You have to change the code in this way for it to work properly:
                    if (_xmlReader.ReadToDescendant(XlsxWorksheet.N_v))
                    {
                        object o = _xmlReader.ReadElementContentAsObject();
 
                        if (null != a_t && a_t == XlsxWorksheet.A_s)
                        {
                            o = _workbook.SST[Convert.ToInt32(o)];
                        }
                        else if (null != a_s)
                        {
                            XlsxXf xf = _workbook.Styles.CellXfs[int.Parse(a_s)];
 
                            if (xf.ApplyNumberFormat && IsDateTimeStyle(xf.NumFmtId) && o != null && o.ToString() != string.Empty)
                            {
                                o = DateTime.FromOADate(Convert.ToDouble(o, CultureInfo.InvariantCulture));
                            }
                        }
 
                        if (col - 1 < _cellsValues.Length)
                            _cellsValues[col - 1] = o;
                    }
 
Hope this helps someone.
I saw lots of people complaining about missing data on XLSX, this will probably fix it.
If it does solve your problem please let me know.
Bye,
Lino Barreca

file attachments

comments

robalexclark wrote Jun 30, 2011 at 6:47 PM

Thanks for the above info.
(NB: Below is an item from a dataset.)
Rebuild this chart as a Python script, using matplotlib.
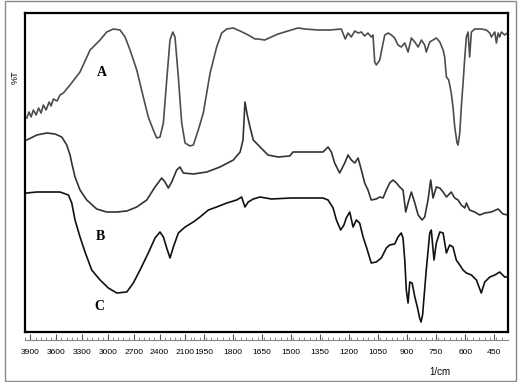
import numpy as np
import matplotlib
matplotlib.use("Agg")
import matplotlib.pyplot as plt
from matplotlib.ticker import FixedLocator, FixedFormatter
from matplotlib.patches import Rectangle

# wavenumbers (1/cm) and transmittance (arbitrary, stacked)
wn_a = [3942, 3916, 3892, 3866, 3834, 3805, 3776, 3750, 3718, 3683, 3660, 3634, 3591, 3556,
        3517, 3440, 3324, 3207, 3091, 3014, 2937, 2859, 2801, 2743, 2665, 2589, 2531, 2473,
        2433, 2395, 2356, 2317, 2279, 2247, 2221, 2182, 2143, 2104, 2046, 2008, 1978, 1952,
        1917, 1883, 1857, 1831, 1797, 1762, 1720, 1685, 1670, 1635, 1601, 1566, 1532, 1498,
        1463, 1428, 1360, 1299, 1240, 1219, 1205, 1188, 1170, 1153, 1136, 1119, 1102, 1085,
        1076, 1067, 1059, 1041, 1024, 1015, 998, 981, 964, 947, 930, 912, 895, 878, 860, 843,
        826, 809, 801, 783, 766, 749, 731, 714, 706, 697, 685, 672, 663, 654, 642, 637, 628,
        620, 611, 602, 594, 585, 577, 568, 551, 517, 491, 473, 465, 447, 439, 430, 422, 413,
        396, 382]
t_a = [214, 220, 215, 222, 217, 224, 219, 227, 222, 230, 226, 233, 231, 237,
       239, 247, 260, 282, 292, 300, 303, 302, 295, 282, 262, 235, 215, 202,
       194, 195, 209, 252, 292, 300, 295, 255, 209, 189, 186, 187, 202, 219,
       259, 285, 299, 303, 304, 301, 297, 293, 293, 292, 295, 298, 300, 302,
       304, 303, 302, 302, 303, 293, 299, 295, 301, 299, 300, 296, 299, 295,
       297, 270, 267, 272, 289, 297, 299, 297, 294, 287, 285, 289, 280, 294, 290, 285,
       292, 287, 280, 290, 292, 294, 290, 282, 275, 255, 252, 239, 225, 205, 189, 187, 199,
       225, 249, 275, 295, 300, 275, 300, 303, 303, 302, 299, 295, 300, 289, 299, 295, 300,
       297, 299]

wn_b = [3942, 3826, 3710, 3614, 3536, 3478, 3440, 3420, 3382, 3324, 3246, 3130, 3014, 2897,
        2781, 2665, 2549, 2453, 2375, 2337, 2298, 2259, 2201, 2163, 2124, 2008, 1934, 1866,
        1797, 1762, 1747, 1737, 1725, 1711, 1694, 1659, 1618, 1566, 1506, 1489, 1411, 1334,
        1308, 1291, 1274, 1248, 1222, 1205, 1188, 1170, 1153, 1136, 1119, 1102, 1085, 1059,
        1041, 1024, 1007, 990, 973, 955, 938, 921, 907, 895, 878, 860, 843, 823, 809, 792,
        778, 766, 749, 731, 714, 697, 672, 654, 637, 620, 602, 594, 577, 551, 525, 499, 465,
        430, 405, 379]
t_b = [192, 197, 199, 198, 195, 187, 177, 169, 155, 142, 132, 123, 120, 120,
       121, 125, 132, 145, 154, 150, 144, 150, 162, 165, 159, 158, 160, 165,
       172, 180, 192, 230, 217, 205, 192, 185, 177, 175, 176, 180, 180, 180,
       185, 180, 169, 159, 169, 177, 172, 169, 174, 162, 149, 142, 132, 133,
       135, 134, 142, 149, 152, 149, 145, 142, 120, 129, 140, 129, 117, 112, 115, 132,
       152, 134, 145, 144, 140, 135, 140, 134, 132, 127, 124, 129, 122, 120, 117, 119, 120,
       123, 118, 117]

wn_c = [3942, 3826, 3710, 3556, 3459, 3420, 3382, 3324, 3266, 3188, 3091, 2995, 2897, 2781,
        2705, 2627, 2531, 2453, 2395, 2356, 2317, 2279, 2240, 2182, 2104, 2008, 1969, 1926,
        1883, 1831, 1780, 1754, 1737, 1720, 1694, 1659, 1601, 1498, 1334, 1308, 1282, 1265,
        1243, 1226, 1214, 1196, 1179, 1162, 1145, 1127, 1110, 1085, 1059, 1033, 1007, 990,
        964, 947, 930, 921, 912, 904, 895, 886, 874, 860, 847, 835, 828, 820, 801, 783, 775,
        761, 749, 731, 714, 697, 680, 663, 646, 628, 611, 594, 568, 542, 517, 499, 473, 447,
        422, 396, 379]
t_c = [139, 140, 140, 140, 137, 129, 112, 95, 80, 62, 52, 44, 39, 40,
       49, 62, 79, 94, 100, 95, 84, 74, 85, 99, 105, 110, 115, 122,
       125, 129, 132, 135, 125, 130, 133, 135, 133, 134, 134, 132, 124, 112,
       102, 107, 114, 120, 105, 112, 109, 95, 85, 69, 70, 74, 84, 87,
       88, 95, 99, 94, 72, 42, 29, 50, 49, 35, 25, 14, 10, 17, 62, 99, 102,
       72, 89, 100, 99, 79, 87, 85, 72, 67, 62, 59, 57, 52, 39, 50, 55, 57,
       60, 55, 55]

major_ticks = [3900, 3600, 3300, 3000, 2700, 2400, 2100, 1950, 1800, 1650, 1500, 1350,
               1200, 1050, 900, 750, 600, 450]

BREAK = 2000
K = 0.4445  # above 2000 1/cm the axis is compressed


def fwd(w):
    w = np.asarray(w, dtype=float)
    return np.where(w >= BREAK, BREAK + (w - BREAK) * K, w)


def inv(u):
    u = np.asarray(u, dtype=float)
    return np.where(u >= BREAK, BREAK + (u - BREAK) / K, u)


fig = plt.figure(figsize=(5.18, 3.82), dpi=100)
ax = fig.add_axes([25 / 518, 50 / 382, 483 / 518, 319 / 382])
ax.set_xscale('function', functions=(fwd, inv))

ax.plot(wn_a, t_a, color='#4d4d4d', lw=1.2)
ax.plot(wn_b, t_b, color='#333333', lw=1.2)
ax.plot(wn_c, t_c, color='#111111', lw=1.2)

ax.set_xlim(3963, 379)
ax.set_ylim(0, 319)
ax.set_yticks([])

# black frame, ruler axis offset below it
for s in ['top', 'left', 'right']:
    ax.spines[s].set_linewidth(1.6)
ax.axhline(0, color='black', lw=1.6, clip_on=False)
ax.spines['bottom'].set_position(('outward', 6))
ax.spines['bottom'].set_color('#888888')
ax.spines['bottom'].set_linewidth(0.8)

minor = list(np.arange(3960, 2000, -60)) + list(np.arange(2000, 380, -30))
ax.xaxis.set_major_locator(FixedLocator(major_ticks))
ax.xaxis.set_major_formatter(FixedFormatter([str(t) for t in major_ticks]))
ax.xaxis.set_minor_locator(FixedLocator(minor))
ax.tick_params(axis='x', which='major', direction='in', length=4, width=0.8,
               color='#555555', pad=6, labelsize=6.1)
ax.tick_params(axis='x', which='minor', direction='in', length=2, width=0.6,
               color='#777777')
for lab in ax.get_xticklabels():
    lab.set_family(['Liberation Sans', 'DejaVu Sans'])

fig.text(15 / 518, 1 - 77 / 382, '%T', rotation=90, fontsize=6.5,
         ha='center', va='center', family=['Liberation Sans', 'DejaVu Sans'])
fig.text(440 / 518, 1 - 372 / 382, '1/cm', fontsize=7, ha='center', va='center',
         family=['Liberation Sans', 'DejaVu Sans'])

for name, x, y in [('A', 102, 72), ('B', 100, 237), ('C', 99, 307)]:
    fig.text(x / 518, 1 - y / 382, name, fontsize=10, fontweight='bold',
             ha='center', va='center', family=['Liberation Serif', 'DejaVu Serif'])

fig.patches.append(Rectangle((5 / 518, 1 / 382), 511 / 518, 380 / 382,
                             transform=fig.transFigure, fill=False,
                             edgecolor='#8a8a8a', lw=1))

fig.savefig('out.png', dpi=100)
However this bug is already fixed using the patches provided. I know, I probably need to pull together another formal compiled release, I'll look into doing that now...

jmfronsee wrote Aug 18, 2011 at 12:35 AM

I do not see a Patch in reference to this item# 8969. I downloaded the latest version of the software but some of my columns are also always null (only with XLSX files). Can you please provide a link to the Patch that fixes this issue?